Thirty years since START I was signed is a long time; even though much has changed since then, its main outcome is undoubtedly that it shaped strategic nuclear arms control as we know it today. START I was a breakthrough in terms of transparency, in how deep the two states “immersed” each other into what is almost the most valuable element of their arsenals.

This “immersion” became particularly relevant since fear was among the key drivers of the arms race which, I dare say, picked up an insane pace in the 1980s. Yes, it was just fear, and it was mutual. Both the USSR and the U.S. feared that their “potential adversary” was “plotting something” and building up the capability for a pre-emptive crushing strike in the “final battle between the good and the evil”—naturally, each party saw itself as the “good guy”. The worst thing was that, in such a situation, the danger of a nuclear conflict continued to loom large; after all, the saying about “a horrible end” being preferable to “horrors without end” relies on quite accurate features of human psychology.

So, granting access to the “holy of holies” allowed for at least some of pernicious, harmful but popular narratives to be dispersed. For instance, the Americans were very worried about Soviet mobile ICBMs (road- and rail-mobile ones, Topol and Molodets), so much so that their worries produced theories of possible secret missile stocks with spare missiles that could be adapted to these launchers as the two states exchanged nuclear strikes; the USSR would thus gain the so-called “advantage in throw-weight at third strike” (which sounds somewhat absurd in and of itself). Seeing the real situation for themselves in the Soviet Strategic Rocket Forces and later in those of Russia as well as in manufacturing allowed—at least, we would hope so—such bizarre (putting it mildly) ideas to be dispersed.

It is certainly quite possible that this very “seeing for themselves” on a regular basis at a time when virtually all areas of life in Russia were collapsing and deteriorating produced another narrative with a detrimental effect that we continue to feel: well, since the Russians need the American money to ensure the safety of their nuclear arsenal, everything will collapse by itself in another decade, and all the Americans need to do is not get in the way and exercise control. As we can see, nothing collapsed, quite the contrary.

At the same time, this narrative partly promoted another trend: nuclear arms and nuclear deterrence as key factors in international military and political relations were now in the background in the eyes of politicians, military personnel and scientists, with only non-proliferation meriting any attention.

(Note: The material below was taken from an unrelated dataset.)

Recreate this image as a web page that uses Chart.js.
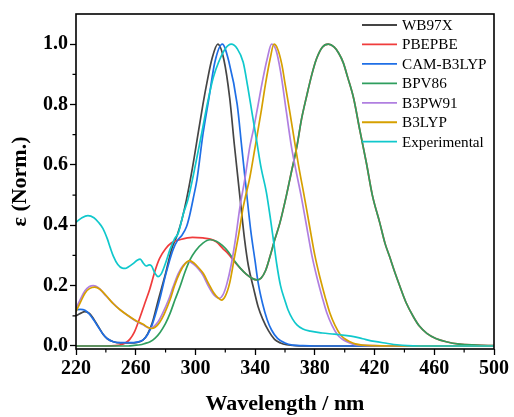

In the military domain, the so-called “non-nuclear deterrence” became fashionable first in the U.S. and then in Russia. Conceptually, this approach is certainly of major interest but it ultimately produced a situation where many people apparently believed that the issue of nuclear arms would eventually resolve itself. Nothing of the sort happened, nor could have happened; in a way, the 2018 U.S. Nuclear Posture Review embodied the consequences resulting from this lack of attention to the role of nuclear arms in the arsenals of the leading world powers. The “cold shower” effect of this imperfect document acted somewhat as an incentive to seek new solutions, although this search is yet far from complete. At the same time, the re-launched Russia–U.S. dialogue on strategic stability and the generally positive and active atmosphere surrounding arms control issues—both in Russia and in the U.S.—allow for cautious optimism.

Going back to our “celebrant”, we should note another important feature of START I. Essentially, it involved not only the reductions and limitations envisaged by the treaty itself but an entire range of additional documents including politically binding agreements that, for instance, “capped” the numbers of sea-launched cruise missiles with nuclear warheads. It appears possible that such an architecture—and possibly an even more open one—could be used in new arms control treaties primarily because they need to be extended to new actors and new technologies.